Hoy he plantado mi tienda entre pinos de montaña, a más de 1.200 metros, con las montañas nevadas como telón de fondo. Afuera el viento aulla y amenaza con darme la nochecita, pero «nunca llovió que no parara». La noche anterior fue peor. Acampado cerca de la vía del tren, comprobé que ese medio de trasporte es muy querido por los turcos. Más de 7 trenes circularon por la noche haciéndome saltar del saco en más de una ocasión pues pensé que entraba directo por la puerta. Estoy cerca de uno de los lugares más hermosos de Turquía: la Capadocia. Si el hombre no la ha estropeado demasiado, es un lugar precioso por naturaleza. De allí a Ankara unos 7 días. Tal vez vuelva a ver a Nazli, la chica que me alojó en su casa en Adana, y a la que (aleluya¡¡¡) le han dado la visa para ir a Salamanca a estudiar español.
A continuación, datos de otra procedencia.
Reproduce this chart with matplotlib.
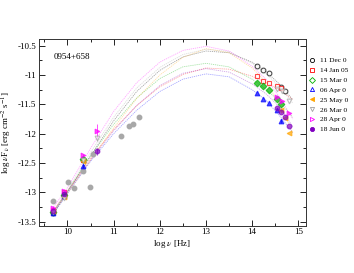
import matplotlib
matplotlib.use("Agg")
import matplotlib.pyplot as plt
from matplotlib.ticker import MultipleLocator

plt.rcParams['font.family'] = ['Liberation Serif', 'DejaVu Serif']
plt.rcParams['mathtext.fontset'] = 'stix'

# ---- data ----
# legend labels as visible in the reference (cut at the figure edge there)
labels = ["11 Dec 0", "14 Jan 05", "15 Mar 0", "06 Apr 0",
          "25 May 0", "26 Mar 0", "28 Apr 0", "18 Jun 0"]
colors = ["#000000", "#ff0000", "#00b000", "#0000ff",
          "#ffa500", "#a0a0a0", "#ff00ff", "#8000c0"]
markers = ["o", "s", "D", "^", "<", "v", ">", "o"]
fills = ["none", "none", "light", "full", "full", "none", "full", "full"]

obs_x = [
    [9.69, 9.92, 10.34, 14.11, 14.24, 14.36, 14.63, 14.71],
    [9.69, 9.92, 10.34, 14.11, 14.24, 14.36, 14.545, 14.63],
    [9.69, 9.92, 10.34, 14.11, 14.24, 14.36, 14.545, 14.63],
    [9.69, 9.92, 10.34, 14.11, 14.24, 14.36, 14.545, 14.63],
    [9.69, 9.92, 10.34, 14.63, 14.71, 14.80],
    [9.69, 9.92, 10.34, 10.63, 14.545, 14.64, 14.80],
    [9.69, 9.92, 10.34, 10.63, 14.545, 14.64, 14.79],
    [9.69, 9.92, 10.63, 14.545, 14.63, 14.71, 14.80],
]
obs_y = [
    [-13.36, -13.06, -12.44, -10.84, -10.915, -10.966, -11.20, -11.28],
    [-13.30, -13.00, -12.44, -11.01, -11.10, -11.13, -11.19, -11.22],
    [-13.33, -13.05, -12.43, -11.13, -11.19, -11.25, -11.41, -11.49],
    [-13.35, -13.06, -12.55, -11.31, -11.41, -11.48, -11.60, -11.78],
    [-13.32, -13.08, -12.46, -11.60, -11.74, -11.98],
    [-13.34, -13.10, -12.45, -12.08, -11.23, -11.27, -11.45],
    [-13.26, -12.98, -12.37, -11.96, -11.37, -11.45, -11.65],
    [-13.32, -13.02, -12.30, -11.56, -11.625, -11.71, -11.87],
]
obs_err = [
    [0.02, 0.02, 0.02, 0.0, 0.0, 0.0, 0.0, 0.0],
    [0.02, 0.02, 0.02, 0.0, 0.0, 0.0, 0.0, 0.0],
    [0.02, 0.02, 0.02, 0.0, 0.0, 0.0, 0.0, 0.0],
    [0.02, 0.02, 0.03, 0.0, 0.0, 0.0, 0.0, 0.03],
    [0.02, 0.02, 0.02, 0.04, 0.0, 0.0],
    [0.02, 0.02, 0.02, 0.04, 0.0, 0.0, 0.0],
    [0.03, 0.03, 0.03, 0.12, 0.0, 0.0, 0.0],
    [0.03, 0.03, 0.06, 0.0, 0.0, 0.0, 0.0],
]

# model curves
curve_x = [9.7, 10.0, 10.5, 11.0, 11.5, 12.0, 12.5, 13.0, 13.5, 14.0, 14.3, 14.6, 14.88]
curve_y = [
    [-13.36, -13.00, -12.38, -11.78, -11.28, -10.92, -10.69, -10.59, -10.62, -10.78, -10.94, -11.16, -11.42],
    [-13.30, -12.98, -12.42, -11.93, -11.52, -11.20, -10.99, -10.88, -10.90, -11.02, -11.13, -11.25, -11.42],
    [-13.32, -12.98, -12.38, -11.84, -11.39, -11.06, -10.86, -10.80, -10.86, -11.07, -11.24, -11.46, -11.72],
    [-13.36, -13.02, -12.47, -12.00, -11.60, -11.28, -11.07, -10.98, -11.03, -11.25, -11.43, -11.70, -11.98],
    [-13.33, -13.02, -12.45, -11.90, -11.40, -11.00, -10.70, -10.55, -10.62, -10.88, -11.12, -11.50, -11.98],
    [-13.34, -12.97, -12.32, -11.72, -11.22, -10.87, -10.65, -10.56, -10.60, -10.80, -10.98, -11.20, -11.48],
    [-13.25, -12.92, -12.25, -11.62, -11.13, -10.78, -10.58, -10.51, -10.59, -10.85, -11.07, -11.38, -11.75],
    [-13.33, -12.99, -12.45, -11.95, -11.52, -11.18, -10.97, -10.89, -10.95, -11.15, -11.32, -11.55, -11.88],
]

# archival points (grey)
arch_x = [9.68, 10.02, 10.145, 10.34, 10.49, 10.56, 11.16, 11.34, 11.43, 11.56]
arch_y = [-13.15, -12.83, -12.92, -12.64, -12.91, -12.35, -12.04, -11.875, -11.835, -11.71]

xticks = [10, 11, 12, 13, 14, 15]
yticks = [-10.5, -11, -11.5, -12, -12.5, -13, -13.5]

# ---- plot ----
fig = plt.figure(figsize=(3.54, 2.73), dpi=100)
ax = fig.add_axes([0.111, 0.1733, 0.7526, 0.6837])

for i in range(len(labels)):
    ax.plot(curve_x, curve_y[i], color=colors[i], lw=0.6, ls=(0, (1.5, 1.0)), alpha=0.35, zorder=1)

ax.plot(arch_x, arch_y, 'o', color='#a8a8a8', ms=3.2, mec='#a8a8a8', zorder=2)

handles = []
for i in range(len(labels)):
    c = colors[i]
    fc = 'white' if fills[i] == "none" else c
    ax.errorbar(obs_x[i], obs_y[i], yerr=obs_err[i], fmt='none', ecolor=c, elinewidth=0.7, alpha=0.7, zorder=3)
    ax.plot(obs_x[i], obs_y[i], ls='none', marker=markers[i], ms=3.4, mfc=fc, mec=c, mew=0.8, alpha=0.7, zorder=4)
    h, = ax.plot([], [], ls='none', marker=markers[i], ms=3.0, mfc=(c if i in (4, 7) else 'none'), mec=c, mew=0.6)
    handles.append(h)

ax.set_xlim(9.39, 15.16)
ax.set_ylim(-13.568, -10.386)
ax.set_xticks(xticks)
ax.set_xticklabels([str(v) for v in xticks])
ax.set_yticks(yticks)
ax.set_yticklabels([("%g" % v) for v in yticks])
ax.xaxis.set_minor_locator(MultipleLocator(0.5))
ax.yaxis.set_minor_locator(MultipleLocator(0.25))
ax.tick_params(which='both', direction='in', top=True, right=True, labelsize=6.5, width=0.6, pad=2)
ax.tick_params(which='major', length=4)
ax.tick_params(which='minor', length=2)
for s in ax.spines.values():
    s.set_linewidth(0.7)
    s.set_color('#333333')

ax.set_xlabel(r"log $\nu$ [Hz]", fontsize=6.5, labelpad=1)
ax.set_ylabel(r"log $\nu$F$_\nu$ [erg cm$^{-2}$ s$^{-1}$]", fontsize=6.5, labelpad=3)
ax.text(0.055, 0.905, "0954+658", transform=ax.transAxes, fontsize=6.5, va='center', ha='left')

fig.legend(handles, labels, loc='upper left', bbox_to_anchor=(0.874, 0.79), frameon=False,
           fontsize=5.3, handlelength=0.8, handletextpad=0.7, labelspacing=0.5, borderpad=0, borderaxespad=0)

fig.savefig("out.png", dpi=100)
Como dice Luis Rosales, vivo «como el naúfrago metódico que contase las olas que le faltan para morir y la contase una vez y otra vez, para no equivocarse…», así voy yo, despacito, pensando hasta en respirar, porque lo que tengo es muy grande y no quiero perderlo.
Desde Turquía, día 1206, Paz y Bien, el biciclown.